Si le maire est responsable de la "police" du Conseil municipal, il doit d’abord garantir -par son propre comportement- la bonne tenue des débats. Or, que voyons-nous dans cet extrait ? Nous voyons un maire qui ment (volontairement ou par ignorance des principes républicains ?), qui provoque les citoyens présents en séance ("vous êtes des fascistes") et les menace ("je vais référer au procureur de la République"), au lieu de chercher à calmer et à modérer une situation qu’il a lui même créée. En effet, avant son interruption de séance, le débats se déroulaient normalement : visiblement le vidéaste était discret et se contentait de filmer le conseil, sans créer de désordre, comme le souligne quelqu’un dans la salle (un élu ? une personne de l’assistance ? un membre du blog gagny.blogspot.com).
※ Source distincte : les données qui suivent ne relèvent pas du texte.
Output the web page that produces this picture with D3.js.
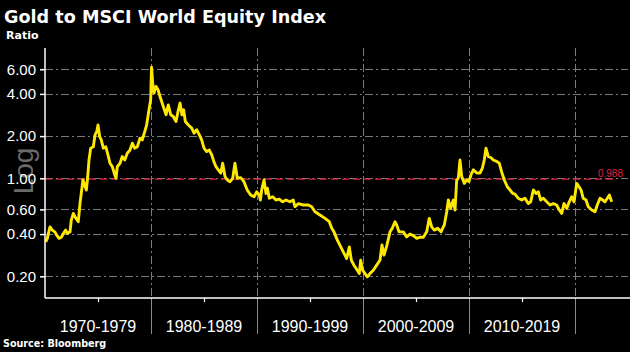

Que révèle cette vidéo, au-delà du conflit local entre un maire de la banlieue parisienne et certains de ses administrés ? Que face aux nouveaux outils technologiques permettant très facilement et pour un coût réduit la captation et la diffusion des conseils municipaux, la première réaction d’un maire est de s’opposer à cette possibilité, au nom du respect de la "représentativité" (sic !).
On doit d’ailleurs s’interroger : pourquoi, alors qu’aujourd’hui un simple blogueur peut le faire, tous les maires de France ne décident-ils pas de mettre en ligne l’intégralité des conseils municipaux ? Voilà qui serait un bon moyen -parmi d’autres- d’améliorer le fonctionnement de notre démocratie. Voilà qui permettrait peut-être d’éviter que des citoyens se disent "mes élus ont des choses à cacher".
Les maires doivent comprendre qu’Internet n’est pas qu’une révolution technologique : c’est aussi une révolution "sociétale", puisqu’elle tend à mettre la "démocratie participative" au même niveau que la "démocratie représentative". Certes, c’est un sacré changement dans notre système centralisé. Mais refuser cela ou chercher à le retarder, c’est creuser un peu plus le fossé entre les citoyens et leurs représentants ; c’est mettre en danger notre démocratie.
En cela, la vidéo de Gagny serait inquiétante, si elle exprimait le sentiment général des maires de France.